- _Requirements_
Give the data again exactly, from its opening line through the line in which "(tl0) -- (tl1);" appears.

- _Given information_
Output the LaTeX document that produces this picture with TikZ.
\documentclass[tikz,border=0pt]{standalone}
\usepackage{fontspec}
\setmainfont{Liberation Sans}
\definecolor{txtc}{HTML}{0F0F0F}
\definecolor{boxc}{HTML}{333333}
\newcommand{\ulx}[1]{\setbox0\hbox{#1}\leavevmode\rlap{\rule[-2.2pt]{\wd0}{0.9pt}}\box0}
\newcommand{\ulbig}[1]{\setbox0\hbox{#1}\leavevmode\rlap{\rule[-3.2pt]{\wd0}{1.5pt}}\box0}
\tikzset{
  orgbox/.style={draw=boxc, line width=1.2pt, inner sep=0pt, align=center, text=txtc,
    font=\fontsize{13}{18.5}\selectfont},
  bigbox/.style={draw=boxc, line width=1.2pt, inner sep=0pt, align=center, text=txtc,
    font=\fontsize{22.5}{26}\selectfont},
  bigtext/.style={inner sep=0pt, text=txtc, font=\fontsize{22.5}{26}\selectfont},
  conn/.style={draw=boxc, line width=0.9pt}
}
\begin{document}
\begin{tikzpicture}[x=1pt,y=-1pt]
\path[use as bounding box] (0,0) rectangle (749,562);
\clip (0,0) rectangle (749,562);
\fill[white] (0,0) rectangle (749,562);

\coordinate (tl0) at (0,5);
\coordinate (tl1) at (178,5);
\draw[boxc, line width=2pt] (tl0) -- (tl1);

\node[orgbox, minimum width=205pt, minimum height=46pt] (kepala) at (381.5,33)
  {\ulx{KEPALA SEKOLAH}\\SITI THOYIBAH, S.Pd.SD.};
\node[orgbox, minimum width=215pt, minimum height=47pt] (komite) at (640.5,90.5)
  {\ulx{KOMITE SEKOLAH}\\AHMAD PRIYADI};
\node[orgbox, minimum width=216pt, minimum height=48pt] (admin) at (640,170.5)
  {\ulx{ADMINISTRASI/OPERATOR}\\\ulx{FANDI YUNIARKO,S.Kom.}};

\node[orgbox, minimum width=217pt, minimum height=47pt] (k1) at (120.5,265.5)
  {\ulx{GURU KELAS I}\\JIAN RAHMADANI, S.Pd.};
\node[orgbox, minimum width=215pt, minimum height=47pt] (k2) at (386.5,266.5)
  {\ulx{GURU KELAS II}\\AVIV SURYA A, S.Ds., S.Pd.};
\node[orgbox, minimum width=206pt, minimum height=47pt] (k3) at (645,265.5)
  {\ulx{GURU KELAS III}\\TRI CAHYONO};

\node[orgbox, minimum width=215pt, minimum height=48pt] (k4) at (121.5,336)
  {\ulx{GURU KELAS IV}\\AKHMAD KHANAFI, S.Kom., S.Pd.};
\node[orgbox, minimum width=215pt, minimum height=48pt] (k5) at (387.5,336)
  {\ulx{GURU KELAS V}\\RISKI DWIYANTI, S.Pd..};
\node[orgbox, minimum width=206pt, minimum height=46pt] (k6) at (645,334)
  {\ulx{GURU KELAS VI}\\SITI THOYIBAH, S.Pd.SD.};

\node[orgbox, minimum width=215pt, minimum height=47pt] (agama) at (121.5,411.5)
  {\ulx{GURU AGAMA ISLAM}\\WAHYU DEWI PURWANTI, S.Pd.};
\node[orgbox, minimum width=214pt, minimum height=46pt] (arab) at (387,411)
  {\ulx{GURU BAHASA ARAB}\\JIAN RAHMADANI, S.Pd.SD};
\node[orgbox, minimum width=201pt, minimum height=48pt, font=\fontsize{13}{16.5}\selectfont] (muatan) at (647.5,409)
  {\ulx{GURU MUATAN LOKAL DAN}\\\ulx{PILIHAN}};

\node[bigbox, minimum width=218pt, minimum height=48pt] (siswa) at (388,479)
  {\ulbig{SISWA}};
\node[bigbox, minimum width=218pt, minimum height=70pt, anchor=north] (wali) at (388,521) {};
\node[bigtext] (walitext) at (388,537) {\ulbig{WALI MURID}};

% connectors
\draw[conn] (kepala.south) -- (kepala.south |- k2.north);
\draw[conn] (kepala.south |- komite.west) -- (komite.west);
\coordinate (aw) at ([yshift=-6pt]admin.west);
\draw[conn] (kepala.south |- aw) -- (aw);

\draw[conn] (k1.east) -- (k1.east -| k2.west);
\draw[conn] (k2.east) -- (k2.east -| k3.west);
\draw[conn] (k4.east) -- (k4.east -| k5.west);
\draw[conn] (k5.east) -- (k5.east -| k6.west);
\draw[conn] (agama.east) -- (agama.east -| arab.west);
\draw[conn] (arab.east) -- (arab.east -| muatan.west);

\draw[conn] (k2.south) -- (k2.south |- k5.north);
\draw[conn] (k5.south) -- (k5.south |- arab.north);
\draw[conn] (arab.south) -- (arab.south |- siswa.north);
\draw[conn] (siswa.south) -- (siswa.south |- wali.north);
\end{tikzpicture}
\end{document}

- _Correct result_
Output the LaTeX document that produces this picture with TikZ.
\documentclass[tikz,border=0pt]{standalone}
\usepackage{fontspec}
\setmainfont{Liberation Sans}
\definecolor{txtc}{HTML}{0F0F0F}
\definecolor{boxc}{HTML}{333333}
\newcommand{\ulx}[1]{\setbox0\hbox{#1}\leavevmode\rlap{\rule[-2.2pt]{\wd0}{0.9pt}}\box0}
\newcommand{\ulbig}[1]{\setbox0\hbox{#1}\leavevmode\rlap{\rule[-3.2pt]{\wd0}{1.5pt}}\box0}
\tikzset{
  orgbox/.style={draw=boxc, line width=1.2pt, inner sep=0pt, align=center, text=txtc,
    font=\fontsize{13}{18.5}\selectfont},
  bigbox/.style={draw=boxc, line width=1.2pt, inner sep=0pt, align=center, text=txtc,
    font=\fontsize{22.5}{26}\selectfont},
  bigtext/.style={inner sep=0pt, text=txtc, font=\fontsize{22.5}{26}\selectfont},
  conn/.style={draw=boxc, line width=0.9pt}
}
\begin{document}
\begin{tikzpicture}[x=1pt,y=-1pt]
\path[use as bounding box] (0,0) rectangle (749,562);
\clip (0,0) rectangle (749,562);
\fill[white] (0,0) rectangle (749,562);

\coordinate (tl0) at (0,5);
\coordinate (tl1) at (178,5);
\draw[boxc, line width=2pt] (tl0) -- (tl1);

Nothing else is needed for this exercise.